Collected data >>
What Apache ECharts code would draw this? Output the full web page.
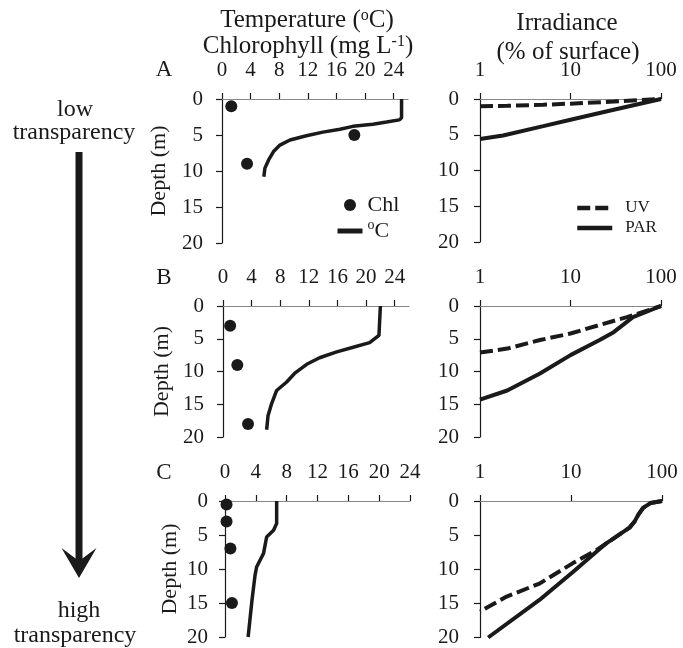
<!DOCTYPE html>
<html><head><meta charset="utf-8">
<script src="https://cdn.jsdelivr.net/npm/echarts@6/dist/echarts.min.js"></script>
<style>html,body{margin:0;padding:0;background:#fff}#c{width:683px;height:648px}</style>
</head><body><div id="c"></div>
<script>
// ---- tick labels ----
const depthTicks = [0, 5, 10, 15, 20];
const tempTicks = [0, 4, 8, 12, 16, 20, 24];
const irrTicks = [1, 10, 100];

// ---- Panel A (low transparency) ----
const chlA_conc  = [1.3, 18.5, 3.5];
const chlA_depth = [1, 5, 9];
const tempA_val   = [25.1, 25.1, 24.8, 23.0, 21.1, 18.3, 16.5, 14.1, 11.8, 9.5, 8.1, 7.2, 6.5, 6.0, 5.85];
const tempA_depth = [0, 2.6, 2.9, 3.2, 3.5, 3.8, 4.2, 4.6, 5.1, 5.7, 6.4, 7.3, 8.5, 9.6, 10.8];
const uvA_irr   = [1, 2, 5, 10, 30, 100];
const uvA_depth = [1.0, 0.95, 0.8, 0.65, 0.35, 0];
const parA_irr   = [1, 1.8, 5, 10, 30, 100];
const parA_depth = [5.6, 5.1, 3.8, 2.9, 1.5, 0];

// ---- Panel B ----
const chlB_conc  = [1.0, 2.0, 3.5];
const chlB_depth = [3, 9, 18];
const tempB_val   = [22.0, 21.8, 20.5, 18.2, 15.9, 13.5, 11.7, 10.0, 8.9, 7.5, 6.8, 6.3, 6.1];
const tempB_depth = [0, 4.5, 5.6, 6.3, 7.0, 7.9, 8.9, 10.3, 11.6, 12.9, 14.9, 16.7, 18.9];
const uvB_irr   = [1, 2, 4.6, 10, 21, 42, 100];
const uvB_depth = [7.1, 6.5, 5.2, 4.2, 2.9, 1.7, 0];
const parB_irr   = [1, 2, 4.6, 10, 21, 30, 49, 100];
const parB_depth = [14.3, 12.9, 10.3, 7.5, 5.2, 4.0, 1.7, 0];

// ---- Panel C (high transparency) ----
const chlC_conc  = [0.2, 0.2, 0.7, 0.9];
const chlC_depth = [0.5, 3, 7, 15];
const tempC_val   = [6.7, 6.7, 6.3, 5.4, 5.0, 4.1, 3.9, 3.5, 3.0];
const tempC_depth = [0, 3.3, 4.3, 5.3, 7.7, 9.7, 10.9, 14.6, 20];
const uvC_irr   = [100, 75, 62, 55, 50, 44, 24, 19, 10.5, 4.5, 1.96, 1];
const uvC_depth = [0, 0.3, 1.0, 2.0, 3.0, 3.9, 6.3, 7.2, 9.1, 12.1, 14.0, 16.2];
const parC_irr   = [100, 75, 62, 55, 50, 44, 24.4, 10.5, 4.5, 1.23];
const parC_depth = [0, 0.3, 1.0, 2.0, 3.0, 3.9, 6.2, 10.4, 14.5, 20];

const pairs = (xs, ys) => xs.map((x, i) => [x, ys[i]]);

const FONT = 'Liberation Serif';
const INK = '#1a1a1a';

const grids = [
  {left: 222, top: 99,  width: 186, height: 144},
  {left: 480, top: 99,  width: 181, height: 143},
  {left: 223, top: 306, width: 186, height: 131},
  {left: 480, top: 306, width: 181, height: 131},
  {left: 225, top: 501, width: 185, height: 136},
  {left: 480, top: 501, width: 182, height: 137}
];

function xTemp(i, max) {
  return {
    gridIndex: i, type: 'value', position: 'top', min: 0, max: max,
    axisLine: {show: true, onZero: false, lineStyle: {color: '#888', width: 1.2}},
    axisTick: {show: true, inside: false, length: 6, customValues: tempTicks, lineStyle: {color: INK, width: 1.2}},
    axisLabel: {customValues: tempTicks, margin: 18, fontSize: 21, fontFamily: FONT, color: INK},
    splitLine: {show: false}
  };
}
function xIrr(i) {
  return {
    gridIndex: i, type: 'log', logBase: 10, position: 'top', min: 1, max: 100,
    axisLine: {show: true, onZero: false, lineStyle: {color: '#888', width: 1.2}},
    axisTick: {show: true, length: 6, customValues: irrTicks, lineStyle: {color: INK, width: 1.2}},
    axisLabel: {customValues: irrTicks, margin: 18, fontSize: 21, fontFamily: FONT, color: INK},
    splitLine: {show: false}, minorTick: {show: false}
  };
}
function yDepth(i, named, nameGap, margin) {
  return {
    gridIndex: i, type: 'value', inverse: true, min: 0, max: 20, interval: 5,
    name: named ? 'Depth (m)' : '', nameLocation: 'middle', nameGap: nameGap,
    nameTextStyle: {fontSize: 22, fontFamily: FONT, color: INK},
    axisLine: {show: true, onZero: false, lineStyle: {color: INK, width: 1.2}},
    axisTick: {show: true, length: 6, customValues: depthTicks, lineStyle: {color: INK, width: 1.2}},
    axisLabel: {customValues: depthTicks, margin: margin, fontSize: 21, fontFamily: FONT, color: INK},
    splitLine: {show: false}
  };
}

const xAxes = [xTemp(0, 26), xIrr(1), xTemp(2, 26), xIrr(3), xTemp(4, 24), xIrr(5)];
const yAxes = [yDepth(0, true, 52, 19), yDepth(1, false, 0, 21), yDepth(2, true, 50, 19),
               yDepth(3, false, 0, 21), yDepth(4, true, 44, 17), yDepth(5, false, 0, 21)];

function chl(i, xs, ys) {
  return {name: 'Chl', type: 'scatter', xAxisIndex: i, yAxisIndex: i, data: pairs(xs, ys),
          symbol: 'circle', symbolSize: 12, itemStyle: {color: INK, opacity: 1}, z: 5, silent: true};
}
function temp(i, xs, ys) {
  return {name: 'oC', type: 'line', xAxisIndex: i, yAxisIndex: i, data: pairs(xs, ys),
          symbol: 'none', lineStyle: {color: INK, width: 3.5}, itemStyle: {color: INK}, silent: true};
}
function uv(i, xs, ys) {
  return {name: 'UV', type: 'line', xAxisIndex: i, yAxisIndex: i, data: pairs(xs, ys),
          symbol: 'none', lineStyle: {color: INK, width: 4, type: [13, 5]}, itemStyle: {color: INK}, z: 3, silent: true};
}
function par(i, xs, ys) {
  return {name: 'PAR', type: 'line', xAxisIndex: i, yAxisIndex: i, data: pairs(xs, ys),
          symbol: 'none', lineStyle: {color: INK, width: 4}, itemStyle: {color: INK}, z: 2, silent: true};
}

const series = [
  chl(0, chlA_conc, chlA_depth), temp(0, tempA_val, tempA_depth),
  uv(1, uvA_irr, uvA_depth), par(1, parA_irr, parA_depth),
  chl(2, chlB_conc, chlB_depth), temp(2, tempB_val, tempB_depth),
  uv(3, uvB_irr, uvB_depth), par(3, parB_irr, parB_depth),
  chl(4, chlC_conc, chlC_depth), temp(4, tempC_val, tempC_depth),
  uv(5, uvC_irr, uvC_depth), par(5, parC_irr, parC_depth)
];

const supRich = (size) => ({sup: {fontSize: size, fontFamily: FONT, fill: INK, color: INK, verticalAlign: 'top'}});

function txt(x, y, text, size, extra) {
  return Object.assign({type: 'text', x: x, y: y, silent: true,
    style: {text: text, fontSize: size, fontFamily: FONT, fill: INK, align: 'center', verticalAlign: 'middle',
            rich: supRich(Math.round(size * 0.62))}}, extra || {});
}

const hidden = {opacity: 0, color: 'rgba(0,0,0,0)', borderWidth: 0};

const option = {
  animation: false,
  backgroundColor: '#fff',
  grid: grids,
  xAxis: xAxes,
  yAxis: yAxes,
  series: series,
  legend: [
    {left: 330, top: 187, orient: 'vertical', itemWidth: 25, itemHeight: 12, itemGap: 0, selectedMode: false,
     data: [{name: 'Chl', icon: 'circle', itemStyle: {color: INK, opacity: 1}}, {name: 'oC', itemStyle: hidden}],
     lineStyle: {width: 5, color: INK},
     formatter: n => n === 'oC' ? '{sup|o}C' : n,
     textStyle: {fontSize: 22, lineHeight: 26, fontFamily: FONT, color: INK,
                 rich: {sup: {fontSize: 14, fontFamily: FONT, color: INK, verticalAlign: 'top', lineHeight: 18}}}},
    {left: 570, top: 193, orient: 'vertical', itemWidth: 35, itemHeight: 10, itemGap: 0, selectedMode: false,
     data: [{name: 'UV', itemStyle: hidden}, {name: 'PAR', itemStyle: hidden}],
     lineStyle: {width: 4.5, color: INK},
     textStyle: {fontSize: 17, lineHeight: 20, fontFamily: FONT, color: INK, padding: [0, 0, 0, 8]}}
  ],
  graphic: [
    txt(307, 20, 'Temperature ({sup|o}C)', 25),
    txt(308, 46, 'Chlorophyll (mg L{sup|-1})', 25),
    txt(567, 23, 'Irradiance', 25),
    txt(568, 52, '(% of surface)', 25),
    txt(164, 70, 'A', 23),
    txt(164, 278, 'B', 23),
    txt(164, 473, 'C', 23),
    txt(75, 110, 'low', 24),
    txt(74, 133, 'transparency', 24),
    txt(79, 611, 'high', 24),
    txt(75, 636, 'transparency', 24),
    {type: 'rect', silent: true, shape: {x: 75.5, y: 152, width: 7, height: 410}, style: {fill: INK}},
    {type: 'polygon', silent: true, shape: {points: [[79, 578], [61.5, 548], [79, 561], [96.5, 548]]}, style: {fill: INK}}
  ]
};

const chart = echarts.init(document.getElementById('c'), null, {renderer: 'canvas'});
chart.setOption(option);
</script>
</body></html>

What you should do >> With the pictures left out, restate word for word every line of the data above, from the first down to the line that contains "const parB_depth = [14.3, 12.9, 10.3, 7.5, 5.2, 4.0, 1.7, 0];".

Response >>
What Apache ECharts code would draw this? Output the full web page.
<!DOCTYPE html>
<html><head><meta charset="utf-8">
<script src="https://cdn.jsdelivr.net/npm/echarts@6/dist/echarts.min.js"></script>
<style>html,body{margin:0;padding:0;background:#fff}#c{width:683px;height:648px}</style>
</head><body><div id="c"></div>
<script>
// ---- tick labels ----
const depthTicks = [0, 5, 10, 15, 20];
const tempTicks = [0, 4, 8, 12, 16, 20, 24];
const irrTicks = [1, 10, 100];

// ---- Panel A (low transparency) ----
const chlA_conc  = [1.3, 18.5, 3.5];
const chlA_depth = [1, 5, 9];
const tempA_val   = [25.1, 25.1, 24.8, 23.0, 21.1, 18.3, 16.5, 14.1, 11.8, 9.5, 8.1, 7.2, 6.5, 6.0, 5.85];
const tempA_depth = [0, 2.6, 2.9, 3.2, 3.5, 3.8, 4.2, 4.6, 5.1, 5.7, 6.4, 7.3, 8.5, 9.6, 10.8];
const uvA_irr   = [1, 2, 5, 10, 30, 100];
const uvA_depth = [1.0, 0.95, 0.8, 0.65, 0.35, 0];
const parA_irr   = [1, 1.8, 5, 10, 30, 100];
const parA_depth = [5.6, 5.1, 3.8, 2.9, 1.5, 0];

// ---- Panel B ----
const chlB_conc  = [1.0, 2.0, 3.5];
const chlB_depth = [3, 9, 18];
const tempB_val   = [22.0, 21.8, 20.5, 18.2, 15.9, 13.5, 11.7, 10.0, 8.9, 7.5, 6.8, 6.3, 6.1];
const tempB_depth = [0, 4.5, 5.6, 6.3, 7.0, 7.9, 8.9, 10.3, 11.6, 12.9, 14.9, 16.7, 18.9];
const uvB_irr   = [1, 2, 4.6, 10, 21, 42, 100];
const uvB_depth = [7.1, 6.5, 5.2, 4.2, 2.9, 1.7, 0];
const parB_irr   = [1, 2, 4.6, 10, 21, 30, 49, 100];
const parB_depth = [14.3, 12.9, 10.3, 7.5, 5.2, 4.0, 1.7, 0];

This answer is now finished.